EXERCISE BRIEF
Return all the data below as it stands, minus the pictures.

╭──

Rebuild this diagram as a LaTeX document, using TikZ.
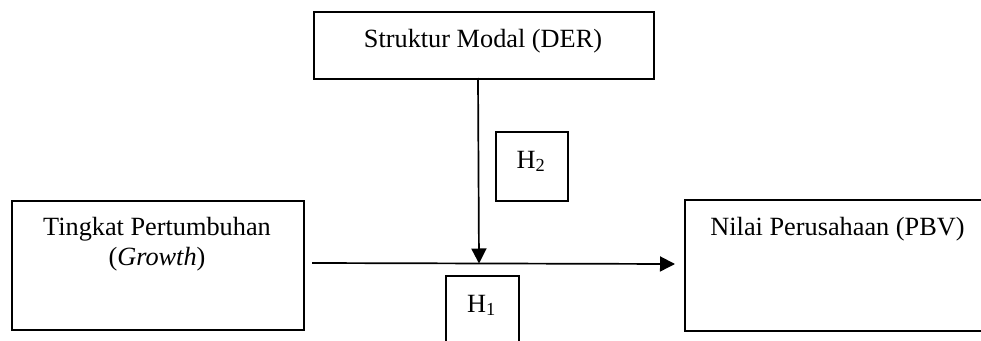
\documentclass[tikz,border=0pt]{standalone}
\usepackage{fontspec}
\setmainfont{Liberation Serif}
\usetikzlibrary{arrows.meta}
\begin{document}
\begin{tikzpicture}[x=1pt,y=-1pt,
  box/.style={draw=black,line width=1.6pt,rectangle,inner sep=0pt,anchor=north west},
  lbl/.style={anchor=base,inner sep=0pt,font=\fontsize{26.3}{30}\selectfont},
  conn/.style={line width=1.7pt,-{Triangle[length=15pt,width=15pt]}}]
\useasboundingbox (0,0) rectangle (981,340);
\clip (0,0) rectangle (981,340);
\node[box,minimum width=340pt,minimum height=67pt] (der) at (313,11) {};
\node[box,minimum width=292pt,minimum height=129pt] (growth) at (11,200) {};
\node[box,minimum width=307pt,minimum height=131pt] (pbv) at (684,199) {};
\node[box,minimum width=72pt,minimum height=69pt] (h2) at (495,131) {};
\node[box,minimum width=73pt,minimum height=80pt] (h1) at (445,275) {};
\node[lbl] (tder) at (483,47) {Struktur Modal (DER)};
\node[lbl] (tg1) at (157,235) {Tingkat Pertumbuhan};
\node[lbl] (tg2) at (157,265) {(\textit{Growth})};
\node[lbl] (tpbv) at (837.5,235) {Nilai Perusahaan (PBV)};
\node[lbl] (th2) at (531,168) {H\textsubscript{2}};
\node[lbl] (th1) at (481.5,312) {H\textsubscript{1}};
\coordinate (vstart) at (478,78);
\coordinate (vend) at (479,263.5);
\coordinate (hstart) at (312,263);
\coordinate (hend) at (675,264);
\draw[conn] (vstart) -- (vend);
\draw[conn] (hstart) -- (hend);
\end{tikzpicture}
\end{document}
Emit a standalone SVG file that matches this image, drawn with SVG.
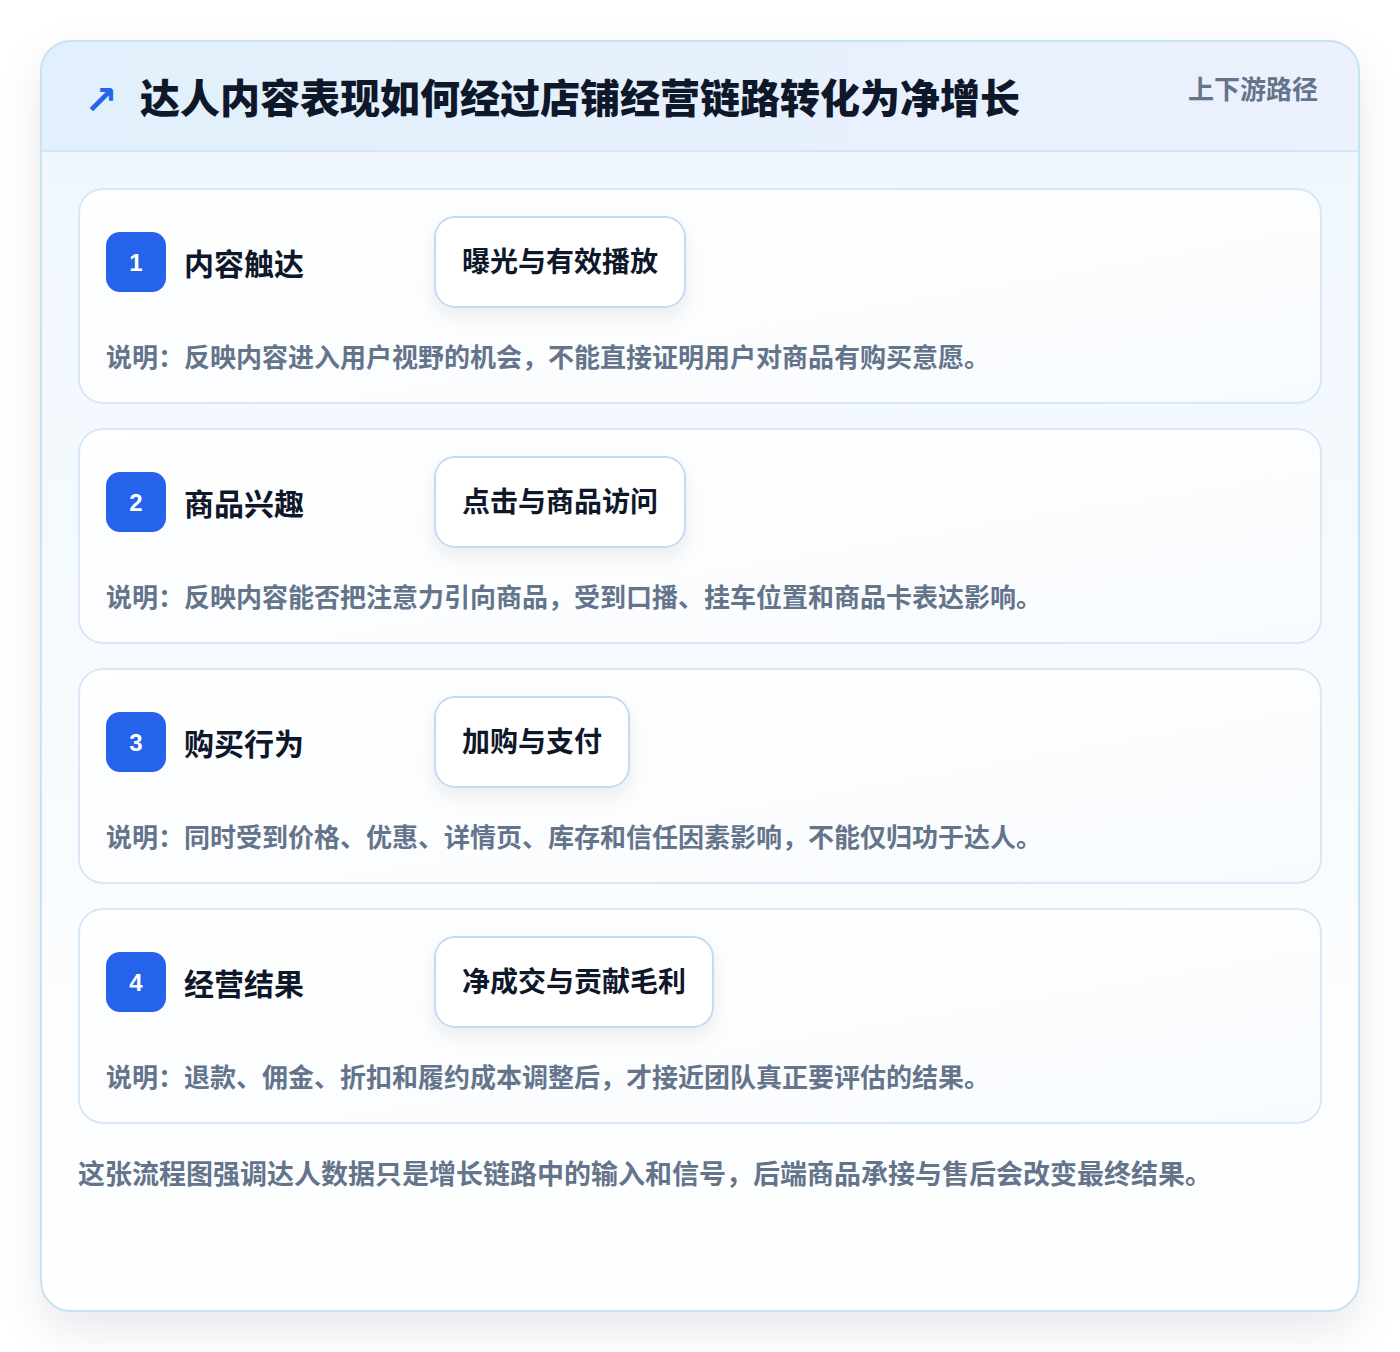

╰──

COMPLETE OUTPUT
Rebuild this diagram as a LaTeX document, using TikZ.
\documentclass[tikz,border=0pt]{standalone}
\usepackage{fontspec}
\setmainfont{Liberation Serif}
\usetikzlibrary{arrows.meta}
\begin{document}
\begin{tikzpicture}[x=1pt,y=-1pt,
  box/.style={draw=black,line width=1.6pt,rectangle,inner sep=0pt,anchor=north west},
  lbl/.style={anchor=base,inner sep=0pt,font=\fontsize{26.3}{30}\selectfont},
  conn/.style={line width=1.7pt,-{Triangle[length=15pt,width=15pt]}}]
\useasboundingbox (0,0) rectangle (981,340);
\clip (0,0) rectangle (981,340);
\node[box,minimum width=340pt,minimum height=67pt] (der) at (313,11) {};
\node[box,minimum width=292pt,minimum height=129pt] (growth) at (11,200) {};
\node[box,minimum width=307pt,minimum height=131pt] (pbv) at (684,199) {};
\node[box,minimum width=72pt,minimum height=69pt] (h2) at (495,131) {};
\node[box,minimum width=73pt,minimum height=80pt] (h1) at (445,275) {};
\node[lbl] (tder) at (483,47) {Struktur Modal (DER)};
\node[lbl] (tg1) at (157,235) {Tingkat Pertumbuhan};
\node[lbl] (tg2) at (157,265) {(\textit{Growth})};
\node[lbl] (tpbv) at (837.5,235) {Nilai Perusahaan (PBV)};
\node[lbl] (th2) at (531,168) {H\textsubscript{2}};
\node[lbl] (th1) at (481.5,312) {H\textsubscript{1}};
\coordinate (vstart) at (478,78);
\coordinate (vend) at (479,263.5);
\coordinate (hstart) at (312,263);
\coordinate (hend) at (675,264);
\draw[conn] (vstart) -- (vend);
\draw[conn] (hstart) -- (hend);
\end{tikzpicture}
\end{document}
Emit a standalone SVG file that matches this image, drawn with SVG.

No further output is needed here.